Nur eine kurze Straße im Herzen Münchens, unweit vom Hofbräuhaus, aber sie hat's in sich. Von der Sparkassenstraße aus biege ich, vorbei am Haxnbauer, der ja bald unter neuer Leitung weitergeführt wird, in die Straße ein.
Leichtbekleidete Damen überm Stripclub
Ein Hotel mit Bar auf der linken Seite. Rechts parkt ein Wagen mit dem Foto einer leicht bekleideten Dame über der ganzen Fläche. Ein Hinweis auf einen Stripclub. Die Orlandoapotheke mit alten Flaschen, in denen einmal Arzneien aufbewahrt wurden, und alten Schränken mit vielen Schubladen, säuberlich beschriftet im Schaufenster, die Böhmler-Passage rüber zum Tal, auf der anderen Seite geht's in die Orlandostraße Richtung Hofbräuhaus.

Das Orlandohaus am Ende der Straße leuchtet in der aufgehenden Sonne. Gleich am Eck ein Andenkenladen mit gelben Quietscheenten in bayerischer Tracht und vielen weiteren Figuren im Fenster. "Kemmts einadackelt" steht da in Bairisch auf dem Schaufenster des nächsten Ladens - und neben Dackeln sind auch schon Osterhasen im Schaufenster.
Rauchartikel, Spirituosen und Havana-Aschenbecher
Es folgen ein Geschäft für edle Rauchartikel, Spirituosen und Havana-Aschenbecher. Ein Friseur, ein chinesisches Restaurant, dann ein Stripclub, dessen Werbung ich schon am Anfang der Straße auf einem Auto entdeckt hatte. Daneben die Bar Centrale im ehemaligen und legendären Café Schmid mit der einstmals bezaubernden Inneneinrichtung aus den 30er Jahren, an deren ehemaligen Beschriftung schon lange ein "O" von Konditorei und das "I" von Schmid fehlen. Am Eck vorne endet die Straße mit der Polizeiinspektion 11.
Auf der anderen Seite ein kleines Gässchen, ich stöbere durch und entdecke in kleinen Fenstern sehr merkwürdige Sachen: Ein Bärenschädel liegt da, Hirschgeweihe, ein Modellschiff und viele andere Kleinode. Ich suche den Eingang. Die Tür an der Seite ist verschlossen. Dann sehe ich, dass diese Räume zum Atelier von Goldschmied Patrik Muff gehören und der Eingang an der Ledererstraße ist. Ich gehe hinein und darf mich etwas umsehen.
Wie die Wunderkammer eines Schlosses
Die Räume der Werkstatt sind über und über mit Sammlerstücken übersäht.

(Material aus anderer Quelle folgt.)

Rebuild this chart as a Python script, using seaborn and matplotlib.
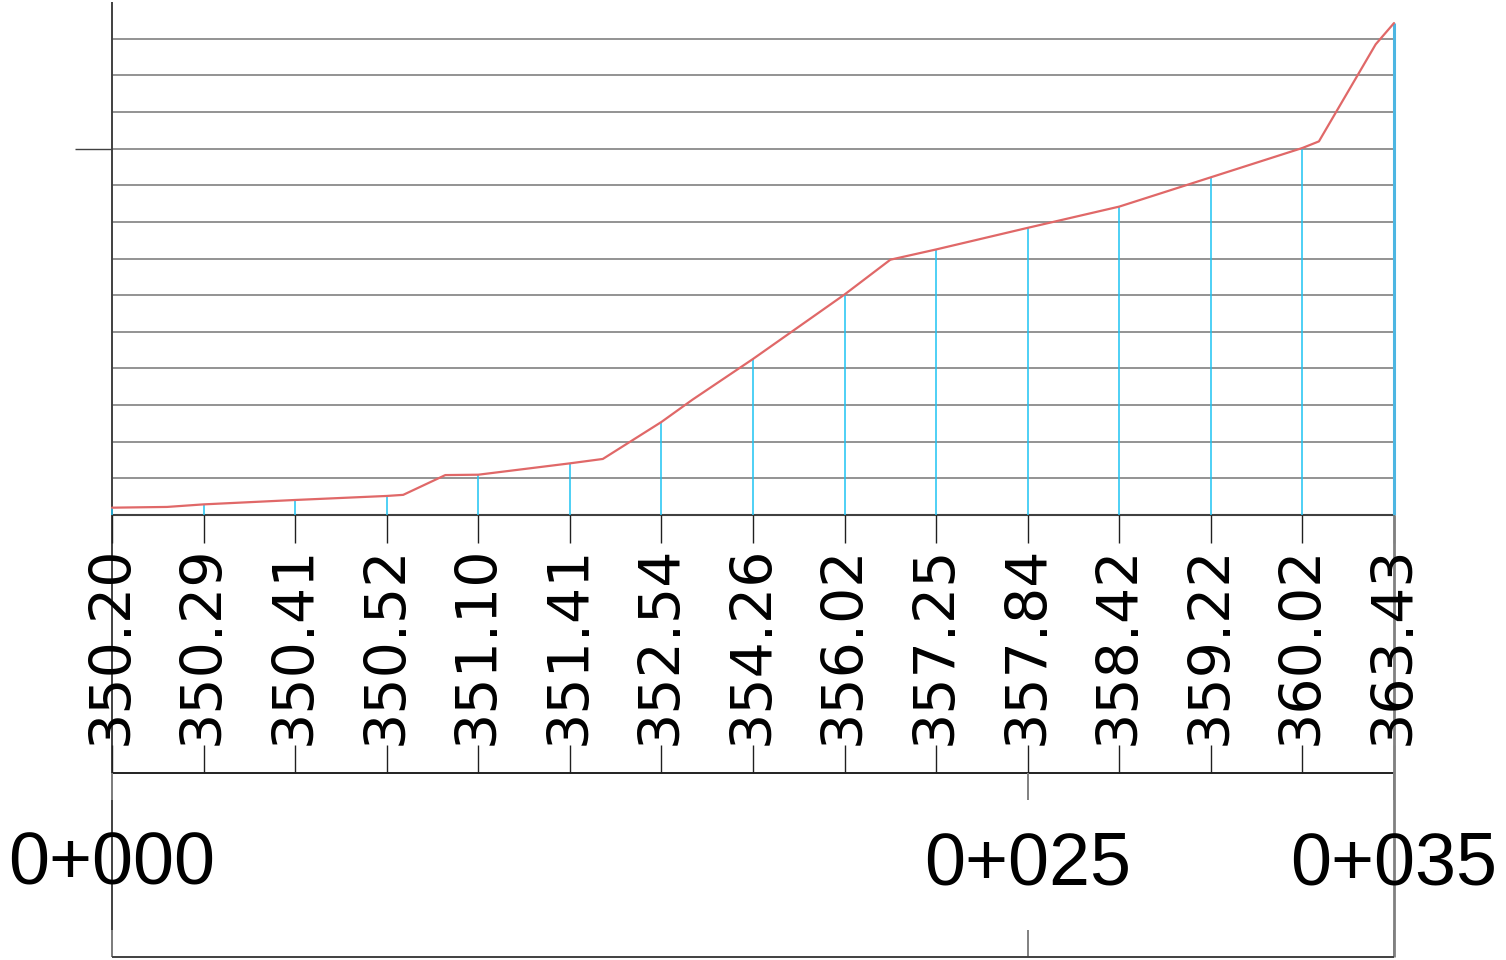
"""Longitudinal ground profile 0+000 .. 0+035"""
import matplotlib
matplotlib.use("Agg")
import matplotlib.pyplot as plt
from matplotlib import font_manager as fm
import seaborn as sns
import pandas as pd

# stations every 2.5 m and ground elevations read at them
stations = [0.0, 2.5, 5.0, 7.5, 10.0, 12.5, 15.0, 17.5, 20.0, 22.5, 25.0, 27.5, 30.0, 32.5, 35.0]
elevations = [350.20, 350.29, 350.41, 350.52, 351.10, 351.41, 352.54, 354.26,
              356.02, 357.25, 357.84, 358.42, 359.22, 360.02, 363.43]
elev_labels = ["350.20", "350.29", "350.41", "350.52", "351.10", "351.41", "352.54", "354.26",
               "356.02", "357.25", "357.84", "358.42", "359.22", "360.02", "363.43"]

# terrain break points between stations
break_chainage = [1.5, 7.95, 9.1, 13.4, 15.85, 21.25, 32.95, 34.5]
break_elev = [350.22, 350.55, 351.09, 351.53, 353.15, 356.97, 360.20, 362.85]

major_stations = [0.0, 25.0, 35.0]
major_labels = ["0+000", "0+025", "0+035"]

datum = 350.0
top_elev = 364.0

# layout: drawing is 1:1, pixels mapped straight to metres
W, H = 1506, 960
X0, X1 = 112, 1394
PX = (X1 - X0) / 35.0
Y0 = 515


def row(py):
    return datum + (Y0 - py) / PX


profile = pd.DataFrame({"chainage": stations + break_chainage,
                        "elev": elevations + break_elev}).sort_values("chainage")

sns.set_style("white")
fig = plt.figure(figsize=(W / 100, H / 100), dpi=100)
ax = fig.add_axes([0, 0, 1, 1])
ax.set_xlim(-X0 / PX, (W - X0) / PX)
ax.set_ylim(row(H), row(0))
ax.axis("off")

dejavu = fm.FontProperties(family="DejaVu Sans", size=41)
libsans = fm.FontProperties(family="Liberation Sans", size=53)

grid_c = "#808080"
dark = "#202020"

# grid
for e in range(int(datum) + 1, int(top_elev)):
    ax.hlines(e, 0, 35, color=grid_c, lw=1.2)
ax.hlines(datum, 0, 35, color="#404040", lw=1.5)
ax.vlines(0, row(957), top_elev, color="#404040", lw=1.4)
ax.hlines(360, -37 / PX, 0, color="#404040", lw=1.0)

# station verticals
ax.vlines(stations[:-1], datum, elevations[:-1], color="#1EC3F2", lw=1.1)
ax.vlines(stations[-1], datum, elevations[-1], color="#4DB6E2", lw=2.2)

sns.lineplot(data=profile, x="chainage", y="elev", color="#E06868", lw=1.6, ax=ax, sort=False)
ax.set_xlabel("")
ax.set_ylabel("")

# elevation band
ax.vlines(stations, row(543), datum, color=dark, lw=1.0)
ax.vlines(stations, row(773), row(745), color=dark, lw=1.0)
ax.hlines(row(773), 0, 35, color=dark, lw=1.4)
for s, lab in zip(stations, elev_labels):
    ax.text(s, row(645), lab, rotation=90, ha="center", va="center",
            color="black", fontproperties=dejavu)

# chainage band
ax.vlines(major_stations, row(800), row(773), color=grid_c, lw=1.4)
ax.vlines(major_stations, row(957), row(930), color=grid_c, lw=1.4)
ax.vlines(35, row(957), datum, color=grid_c, lw=2.0)
ax.hlines(row(957), 0, 35, color="#404040", lw=1.4)
for s, lab in zip(major_stations, major_labels):
    ax.text(s, row(865), lab, ha="center", va="center",
            color="black", fontproperties=libsans)

fig.savefig("out.png", dpi=100)
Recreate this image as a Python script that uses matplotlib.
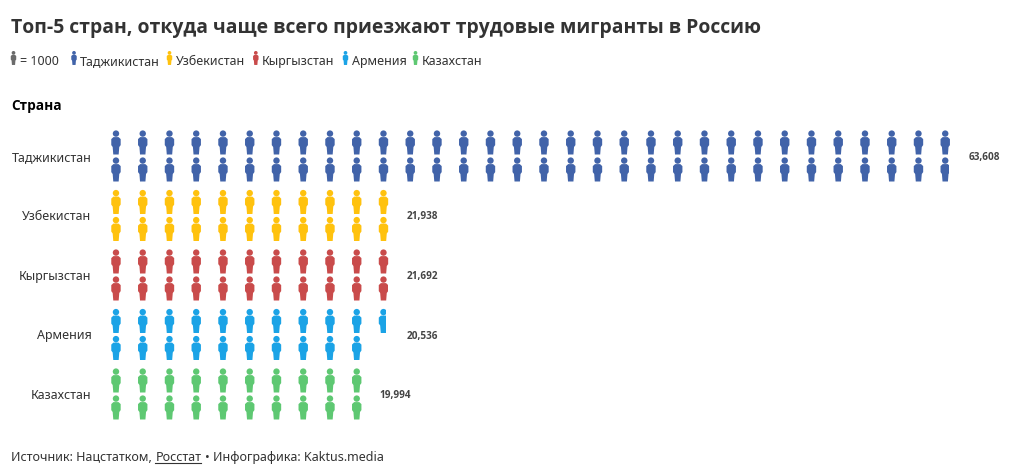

Patrik Muff findet viele seiner Schätze auf Flohmärkten, und der Raum erinnert an die Wunderkammern alter Schlösser, in denen man Skurriles aus aller Welt ausgestellt hat. Eine sehenswerte Straße. Auf alle Fälle.

Die freilich auch bedroht ist, wie man an zwei Häusern gerade erleben muss: Für die Ledererstraße 11 und 13 liegt ein Antrag auf Abbruch und Neubebauung vor. Dass gerade die Nummer 11 als Einzeldenkmal ("im Kern mindestens 2. Hälfte 16. Jahrhundert" dazu Jugendstilkacheln eines ehemaligen Käseladens im Erdgeschoss) ausgewiesen ist, spielt offenbar keine Rolle. Nun, die AZ wird die Sache im Auge behalten.